I say "yes". We can share an experience but come to different conclusions about it.

> Creating an experience we all can enjoy is worth it, even if it's never going to be the same.

This makes me think of vegan food. I'm not vegan but there are many vegan dishes I thoroughly enjoy. Despite that, I'm consistently disappointed by vegan adaptations of non-vegan dishes. The best vegan dishes IMO are the ones that don't pretend to be something they're not.

How do you know we hear the same thing? We likely don't hear the same frequencies, as these things diminish with age.
They may not be able to feel the difference between notes, especially in the higher frequencies, but they can still feel the percussion, bass, etc. They can still dance to the same beat as everyone else even if their eyes are closed. They can feel the overall intensity.
It's not well-explained in the article but there's a separate artist "playing" the haptic vests via programming, not unlike how a lighting engineer programs the synchronized light shows for a big touring act.

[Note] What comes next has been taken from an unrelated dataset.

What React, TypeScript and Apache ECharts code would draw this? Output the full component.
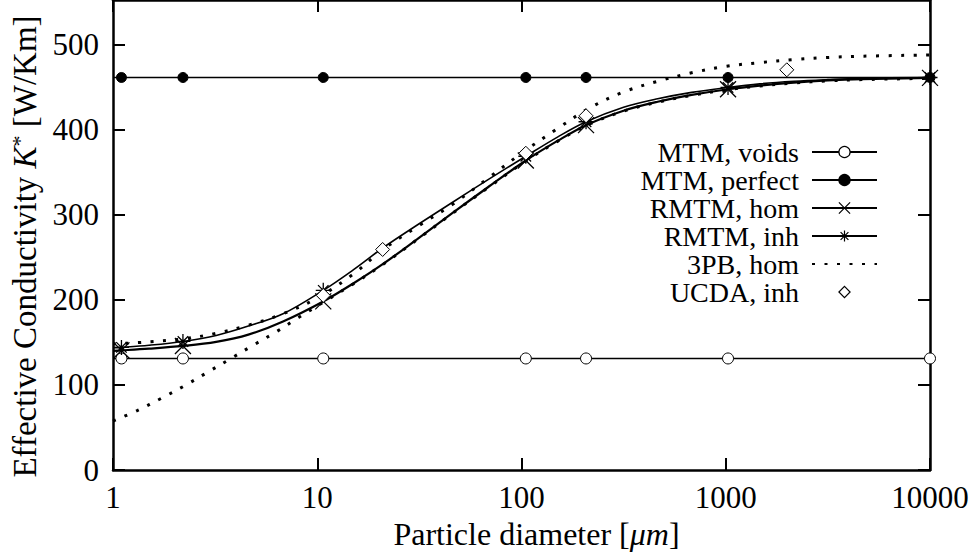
import React, { useEffect, useRef } from "react";
import * as echarts from "echarts";

const FONT = "Liberation Serif";

// axis ranges / ticks
const xRange = [1, 10000];
const yRange = [0, 552];
const yStep = 100;

const mtmX = [1, 1.1, 2.2, 10.7, 105, 207, 1026, 10000];
const mtmVoidsY = [131, 131, 131, 131, 131, 131, 131, 131];
const mtmPerfectY = [461, 461, 461, 461, 461, 461, 461, 461];

const rmtmX = [1, 1.1, 1.5, 2.2, 3.2, 4.6, 6.8, 10.7, 15, 21, 31, 46, 68, 105, 150, 207, 316, 464, 681, 1026, 1468, 2154, 3162, 4642, 10000];
const rmtmInhY = [143.5, 144, 146.5, 151, 158, 169, 183.5, 211, 235, 261, 288, 314.5, 340.5, 368.5, 391, 409, 426, 436, 443.5, 449.3, 453.5, 456.5, 458.5, 460, 461];
const rmtmHomY = [140, 140.5, 142.5, 145.7, 150.5, 159, 174.5, 198, 219, 242, 271.5, 302, 331.5, 363.5, 386.5, 405, 422, 432.5, 440.5, 447.2, 451.5, 455, 457.5, 459, 460.5];

// x positions of the drawn markers
const markerX = [1.1, 2.2, 10.7, 105, 207, 1026, 10000];

const pb3UpperX = [1, 1.5, 2.2, 3.2, 4.6, 6.8, 10, 15, 21, 31, 46, 68, 100, 150, 215, 316, 464, 681, 1000, 1468, 2154, 3162, 4642, 10000];
const pb3UpperY = [148, 150.5, 154, 160.5, 170, 183.5, 202, 230, 259, 286, 312, 342, 372, 401, 425, 444, 456.5, 466.5, 474, 478.5, 482, 484.5, 486, 487.5];

const pb3LowerX = [1, 1.32, 1.73, 2.25, 2.9, 3.78, 4.86, 6.27, 8.09, 10.7, 15, 21, 31, 46, 68, 105, 150, 207, 316, 464, 681, 1026, 1468, 2154, 3162, 4642, 10000];
const pb3LowerY = [57.5, 70, 84.4, 99.2, 114.7, 131, 146.6, 162, 179, 197, 218.5, 241.5, 271, 301.5, 331, 363, 386, 404.5, 421.5, 432, 440, 446.7, 451, 454.5, 457, 458.5, 460];

const ucdaX = [10.7, 20.9, 105, 207, 1990];
const ucdaY = [205, 259, 372, 416, 470];

const seriesNames = ["MTM, voids", "MTM, perfect", "RMTM, hom", "RMTM, inh", "3PB, hom", "UCDA, inh"];

const X_PATH = "path://M0,0L10,10M10,0L0,10";
const STAR_PATH = "path://M5,0L5,10M0,5L10,5M1.5,1.5L8.5,8.5M8.5,1.5L1.5,8.5";

const markerSet = new Set(markerX);
function withMarkers(xs: number[], ys: number[]) {
  return xs.map((x, i) => (markerSet.has(x) ? [x, ys[i]] : { value: [x, ys[i]], symbol: "none" }));
}
function plain(xs: number[], ys: number[]) {
  return xs.map((x, i) => [x, ys[i]]);
}

const axisLine = { show: true, onZero: false, lineStyle: { color: "#000", width: 2.5 } };
const axisTick = { show: true, inside: true, length: 12, lineStyle: { color: "#000", width: 2 } };
const tickLabel = { fontFamily: FONT, fontSize: 31, color: "#000" };

export default function App() {
  const ref = useRef<HTMLDivElement>(null);
  useEffect(() => {
    const chart = echarts.init(ref.current!, undefined, { renderer: "svg" });
    const option: any = {
      animation: false,
      backgroundColor: "#fff",
      textStyle: { fontFamily: FONT },
      grid: { left: 112, right: 42, top: -3, bottom: 87, containLabel: false },
      legend: {
        orient: "vertical",
        right: 94,
        top: 138,
        align: "right",
        padding: 0,
        itemGap: 0,
        itemWidth: 65,
        itemHeight: 14,
        selectedMode: false,
        textStyle: { fontFamily: FONT, fontSize: 28, color: "#000", padding: [0, 8, 0, 0] },
        itemStyle: { borderWidth: 1.2 },
        data: seriesNames.map((n) => (n === "3PB, hom" ? { name: n, itemStyle: { opacity: 0 } } : n)),
      },
      xAxis: [
        {
          type: "log",
          logBase: 10,
          min: xRange[0],
          max: xRange[1],
          position: "bottom",
          axisLine,
          axisTick,
          minorTick: { show: false },
          splitLine: { show: false },
          axisLabel: { ...tickLabel, margin: 12, formatter: (v: number) => String(Math.round(v)) },
          name: "{n|Particle diameter [}{i|μm}{n|]}",
          nameLocation: "middle",
          nameGap: 44,
          nameTextStyle: {
            fontFamily: FONT,
            fontSize: 32,
            color: "#000",
            padding: [0, 0, 0, 30],
            rich: {
              n: { fontFamily: FONT, fontSize: 32, color: "#000" },
              i: { fontFamily: FONT, fontSize: 32, fontStyle: "italic", color: "#000" },
            },
          },
        },
        {
          type: "log",
          logBase: 10,
          min: xRange[0],
          max: xRange[1],
          position: "top",
          axisLine,
          axisTick,
          minorTick: { show: false },
          splitLine: { show: false },
          axisLabel: { show: false },
        },
      ],
      yAxis: [
        {
          type: "value",
          min: yRange[0],
          max: yRange[1],
          interval: yStep,
          position: "left",
          axisLine,
          axisTick,
          splitLine: { show: false },
          axisLabel: { ...tickLabel, margin: 14, showMaxLabel: false },
          name: "{n|Effective Conductivity }{i|K}{s|*}{n| [W/Km]}",
          nameLocation: "middle",
          nameRotate: 90,
          nameGap: 72,
          nameTextStyle: {
            fontFamily: FONT,
            fontSize: 33,
            color: "#000",
            padding: [0, 23, 0, 0],
            rich: {
              n: { fontFamily: FONT, fontSize: 33, color: "#000" },
              i: { fontFamily: FONT, fontSize: 33, fontStyle: "italic", color: "#000" },
              s: { fontFamily: FONT, fontSize: 22, color: "#000", verticalAlign: "top" },
            },
          },
        },
        {
          type: "value",
          min: yRange[0],
          max: yRange[1],
          interval: yStep,
          position: "right",
          axisLine,
          axisTick,
          splitLine: { show: false },
          axisLabel: { show: false },
        },
      ],
      series: [
        {
          name: "MTM, voids",
          type: "line",
          data: withMarkers(mtmX, mtmVoidsY),
          symbol: "circle",
          symbolSize: 11,
          showAllSymbol: true,
          itemStyle: { color: "#fff", borderColor: "#000", borderWidth: 1 },
          lineStyle: { color: "#000", width: 1.6 },
          z: 2,
        },
        {
          name: "MTM, perfect",
          type: "line",
          data: withMarkers(mtmX, mtmPerfectY),
          symbol: "circle",
          symbolSize: 10,
          showAllSymbol: true,
          itemStyle: { color: "#000", borderColor: "#000", borderWidth: 1 },
          lineStyle: { color: "#000", width: 1.6 },
          z: 2,
        },
        {
          name: "RMTM, hom",
          type: "line",
          data: withMarkers(rmtmX, rmtmHomY),
          symbol: X_PATH,
          symbolSize: 16,
          showAllSymbol: true,
          smooth: 0.35,
          itemStyle: { color: "#000", borderColor: "#000", borderWidth: 1.3 },
          lineStyle: { color: "#000", width: 2.2 },
          z: 3,
        },
        {
          name: "RMTM, inh",
          type: "line",
          data: withMarkers(rmtmX, rmtmInhY),
          symbol: STAR_PATH,
          symbolSize: 15,
          showAllSymbol: true,
          smooth: 0.35,
          itemStyle: { color: "#000", borderColor: "#000", borderWidth: 1.3 },
          lineStyle: { color: "#000", width: 1.6 },
          z: 3,
        },
        {
          name: "3PB, hom",
          type: "line",
          data: plain(pb3UpperX, pb3UpperY),
          symbol: "none",
          smooth: 0.35,
          lineStyle: { color: "#000", width: 3, type: [3, 9.5], cap: "butt" },
          z: 4,
        },
        {
          name: "3PB, hom",
          type: "line",
          data: plain(pb3LowerX, pb3LowerY),
          symbol: "none",
          smooth: 0.35,
          lineStyle: { color: "#000", width: 3, type: [3, 9.5], cap: "butt" },
          z: 4,
        },
        {
          name: "UCDA, inh",
          type: "line",
          data: plain(ucdaX, ucdaY),
          symbol: "diamond",
          symbolSize: 14,
          showAllSymbol: true,
          itemStyle: { color: "#fff", borderColor: "#000", borderWidth: 1 },
          lineStyle: { color: "#000", width: 0, opacity: 0 },
          z: 5,
        },
      ],
    };
    chart.setOption(option);
    return () => chart.dispose();
  }, []);
  return (
    <div
      ref={ref}
      style={{ position: "absolute", left: 0, top: 0, width: 972, height: 557, background: "#fff" }}
    />
  );
}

Instead of a DMX controller choosing entire scenes that control banks of lights in unison, or narrowing down to individual banks of lights to fine-tune things on the fly with faders, the haptic vests use similar commands and controllers to program different intensities and patterns of vibrations across the sub-regions within the vest.

The haptic engineer/artist usually has packs of go-to scenes that work well and provide distinct but complimentary effects from each other scene (just like the lighting engineer), and may have an entire effect chain pre-programmed for a song or mix, or may be choosing and mixing the haptic scenes on-the-fly as they listen to the audio.

This NPR article has a better description: https://www.npr.org/2023/07/17/1186173942/vibrating-haptic-s...

I was in a Kickstarter for https://www.woojer.com/ and it was kind of fun. At one point, I had that hooked up to some music, my Oculus Quest hooked up to 3D video. It was fun enough, but a lot of harness and cable stuff so I didn't end up using it that much.